__Objective__: Take every line from the listing below that includes "with" and copy it.

__Material supplied__:
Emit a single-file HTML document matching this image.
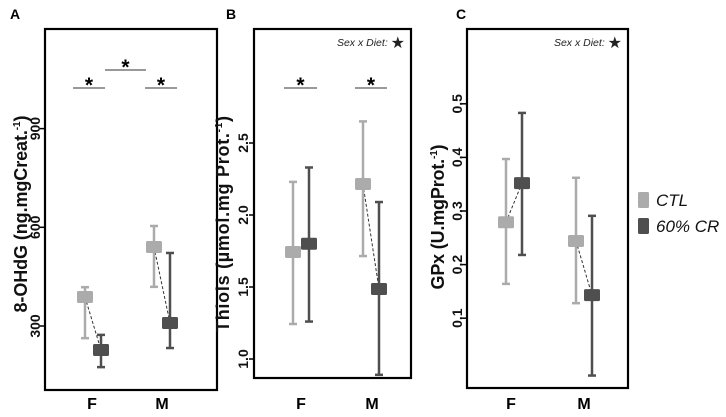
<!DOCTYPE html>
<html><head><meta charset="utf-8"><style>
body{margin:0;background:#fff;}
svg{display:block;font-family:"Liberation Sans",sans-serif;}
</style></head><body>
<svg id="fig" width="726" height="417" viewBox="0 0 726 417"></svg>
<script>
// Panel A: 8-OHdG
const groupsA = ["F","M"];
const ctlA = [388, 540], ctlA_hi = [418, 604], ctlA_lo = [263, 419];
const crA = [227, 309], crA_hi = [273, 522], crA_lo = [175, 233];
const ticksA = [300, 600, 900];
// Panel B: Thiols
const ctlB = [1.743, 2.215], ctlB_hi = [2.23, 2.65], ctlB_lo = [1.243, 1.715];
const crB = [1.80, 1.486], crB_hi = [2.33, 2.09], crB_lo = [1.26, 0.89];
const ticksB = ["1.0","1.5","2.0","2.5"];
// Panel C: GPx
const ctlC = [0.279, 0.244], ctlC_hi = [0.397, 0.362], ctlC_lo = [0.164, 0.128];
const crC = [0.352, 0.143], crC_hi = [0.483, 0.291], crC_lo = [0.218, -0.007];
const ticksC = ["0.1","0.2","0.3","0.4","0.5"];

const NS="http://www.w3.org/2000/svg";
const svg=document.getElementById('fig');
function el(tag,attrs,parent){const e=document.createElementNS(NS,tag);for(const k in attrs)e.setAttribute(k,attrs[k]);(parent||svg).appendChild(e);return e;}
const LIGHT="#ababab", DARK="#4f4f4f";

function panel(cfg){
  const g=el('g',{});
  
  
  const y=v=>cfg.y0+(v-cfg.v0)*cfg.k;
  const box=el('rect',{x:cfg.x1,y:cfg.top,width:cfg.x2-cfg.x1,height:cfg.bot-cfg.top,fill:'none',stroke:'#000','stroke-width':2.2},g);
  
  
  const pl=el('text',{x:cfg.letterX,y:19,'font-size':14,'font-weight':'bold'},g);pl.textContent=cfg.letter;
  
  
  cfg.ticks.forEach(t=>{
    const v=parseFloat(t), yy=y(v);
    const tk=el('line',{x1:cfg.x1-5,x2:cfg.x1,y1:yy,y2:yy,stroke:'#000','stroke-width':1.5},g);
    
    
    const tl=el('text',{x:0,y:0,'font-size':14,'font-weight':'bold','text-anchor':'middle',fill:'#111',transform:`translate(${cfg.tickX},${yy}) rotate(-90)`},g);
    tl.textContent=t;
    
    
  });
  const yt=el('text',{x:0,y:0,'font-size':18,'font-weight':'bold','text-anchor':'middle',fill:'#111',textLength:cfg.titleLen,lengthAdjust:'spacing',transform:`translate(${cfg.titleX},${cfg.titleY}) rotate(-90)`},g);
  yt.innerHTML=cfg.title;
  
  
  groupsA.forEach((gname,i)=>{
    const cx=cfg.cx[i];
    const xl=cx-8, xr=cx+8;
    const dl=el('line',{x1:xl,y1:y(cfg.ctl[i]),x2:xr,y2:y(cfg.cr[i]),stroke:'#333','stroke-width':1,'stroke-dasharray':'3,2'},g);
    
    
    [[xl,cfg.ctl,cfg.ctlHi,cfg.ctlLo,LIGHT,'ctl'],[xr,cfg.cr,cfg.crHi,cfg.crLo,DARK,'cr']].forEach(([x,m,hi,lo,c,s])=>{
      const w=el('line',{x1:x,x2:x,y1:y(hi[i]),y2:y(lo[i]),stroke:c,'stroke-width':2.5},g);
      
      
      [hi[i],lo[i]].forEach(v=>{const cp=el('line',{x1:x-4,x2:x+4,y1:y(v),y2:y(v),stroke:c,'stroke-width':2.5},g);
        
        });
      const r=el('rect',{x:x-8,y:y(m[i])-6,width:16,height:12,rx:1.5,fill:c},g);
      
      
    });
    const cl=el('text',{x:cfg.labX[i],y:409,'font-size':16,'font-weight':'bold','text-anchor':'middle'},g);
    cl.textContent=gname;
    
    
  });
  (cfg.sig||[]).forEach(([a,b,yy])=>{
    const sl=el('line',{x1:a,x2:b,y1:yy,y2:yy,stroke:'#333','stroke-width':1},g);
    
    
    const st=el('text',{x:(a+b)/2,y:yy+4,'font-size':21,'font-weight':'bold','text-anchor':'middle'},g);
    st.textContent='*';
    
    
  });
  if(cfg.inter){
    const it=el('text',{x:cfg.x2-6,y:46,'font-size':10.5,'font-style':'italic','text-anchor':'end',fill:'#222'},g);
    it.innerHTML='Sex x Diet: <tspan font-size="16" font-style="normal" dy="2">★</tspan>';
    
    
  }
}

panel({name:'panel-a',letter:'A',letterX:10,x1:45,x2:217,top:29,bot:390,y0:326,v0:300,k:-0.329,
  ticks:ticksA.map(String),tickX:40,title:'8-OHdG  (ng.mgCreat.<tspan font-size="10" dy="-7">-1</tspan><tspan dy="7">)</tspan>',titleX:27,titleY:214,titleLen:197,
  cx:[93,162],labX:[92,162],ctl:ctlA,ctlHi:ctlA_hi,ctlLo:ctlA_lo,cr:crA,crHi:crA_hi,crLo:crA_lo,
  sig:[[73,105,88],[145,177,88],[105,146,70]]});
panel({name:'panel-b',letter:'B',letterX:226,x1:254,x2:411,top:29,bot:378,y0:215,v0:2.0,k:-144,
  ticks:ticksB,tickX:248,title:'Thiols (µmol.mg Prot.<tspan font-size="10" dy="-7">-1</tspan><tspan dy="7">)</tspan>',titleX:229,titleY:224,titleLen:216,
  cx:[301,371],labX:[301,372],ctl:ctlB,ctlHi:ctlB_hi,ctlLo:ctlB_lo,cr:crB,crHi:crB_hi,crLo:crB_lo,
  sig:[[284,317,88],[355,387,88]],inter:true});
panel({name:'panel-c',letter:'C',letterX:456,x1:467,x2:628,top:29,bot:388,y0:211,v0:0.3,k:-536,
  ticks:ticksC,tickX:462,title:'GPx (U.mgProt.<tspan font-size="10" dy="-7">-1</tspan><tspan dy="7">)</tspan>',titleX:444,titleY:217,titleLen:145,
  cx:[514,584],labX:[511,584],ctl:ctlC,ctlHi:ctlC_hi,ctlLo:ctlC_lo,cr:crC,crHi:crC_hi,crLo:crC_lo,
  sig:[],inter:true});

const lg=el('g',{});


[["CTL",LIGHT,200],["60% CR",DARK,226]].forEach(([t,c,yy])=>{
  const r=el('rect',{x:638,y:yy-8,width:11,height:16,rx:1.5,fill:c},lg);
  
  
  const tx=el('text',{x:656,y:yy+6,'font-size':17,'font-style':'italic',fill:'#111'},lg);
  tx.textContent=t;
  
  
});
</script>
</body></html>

---

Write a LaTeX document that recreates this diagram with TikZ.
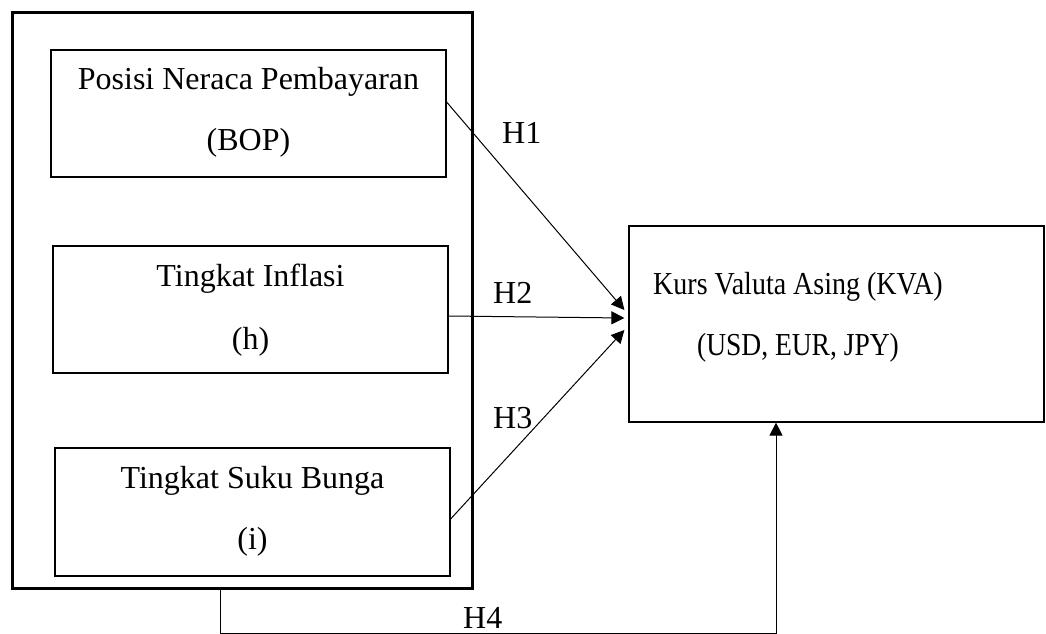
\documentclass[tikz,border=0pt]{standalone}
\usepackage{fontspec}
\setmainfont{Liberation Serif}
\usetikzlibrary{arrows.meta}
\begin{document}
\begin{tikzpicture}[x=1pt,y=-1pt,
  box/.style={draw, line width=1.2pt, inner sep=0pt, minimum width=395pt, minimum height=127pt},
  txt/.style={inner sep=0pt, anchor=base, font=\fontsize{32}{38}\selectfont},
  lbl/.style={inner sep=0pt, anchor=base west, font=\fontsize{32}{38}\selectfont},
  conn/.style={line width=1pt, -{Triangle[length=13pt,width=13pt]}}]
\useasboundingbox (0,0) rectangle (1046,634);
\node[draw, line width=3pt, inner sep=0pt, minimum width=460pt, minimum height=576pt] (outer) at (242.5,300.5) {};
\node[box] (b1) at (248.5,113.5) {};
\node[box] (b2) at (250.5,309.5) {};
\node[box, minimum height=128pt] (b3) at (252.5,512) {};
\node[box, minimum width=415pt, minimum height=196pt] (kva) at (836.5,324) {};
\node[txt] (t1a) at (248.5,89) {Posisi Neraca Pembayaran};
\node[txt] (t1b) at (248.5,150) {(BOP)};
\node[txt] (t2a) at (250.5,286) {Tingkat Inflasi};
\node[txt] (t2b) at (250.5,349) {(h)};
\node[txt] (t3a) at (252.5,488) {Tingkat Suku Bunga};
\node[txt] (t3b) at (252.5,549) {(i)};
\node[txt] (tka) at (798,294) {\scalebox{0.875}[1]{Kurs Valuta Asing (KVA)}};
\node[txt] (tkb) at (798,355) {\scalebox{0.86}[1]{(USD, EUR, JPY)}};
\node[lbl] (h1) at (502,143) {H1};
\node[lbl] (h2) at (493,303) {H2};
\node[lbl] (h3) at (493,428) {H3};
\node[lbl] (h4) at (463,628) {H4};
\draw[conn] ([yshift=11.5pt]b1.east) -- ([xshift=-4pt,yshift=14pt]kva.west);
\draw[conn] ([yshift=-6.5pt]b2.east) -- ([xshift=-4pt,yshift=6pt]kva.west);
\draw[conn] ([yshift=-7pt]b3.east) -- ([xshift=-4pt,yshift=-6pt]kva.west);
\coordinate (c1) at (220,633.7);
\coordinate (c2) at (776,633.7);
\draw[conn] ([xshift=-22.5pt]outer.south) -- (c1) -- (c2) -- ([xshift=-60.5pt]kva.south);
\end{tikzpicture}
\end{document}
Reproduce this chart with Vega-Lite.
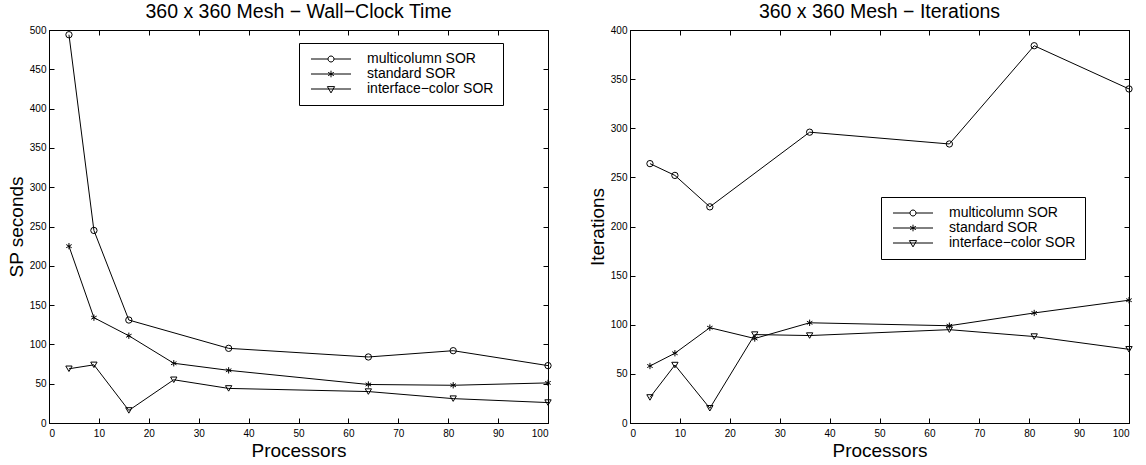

__Exercise response__:
Write a LaTeX document that recreates this diagram with TikZ.
Reproduce this chart with Vega-Lite.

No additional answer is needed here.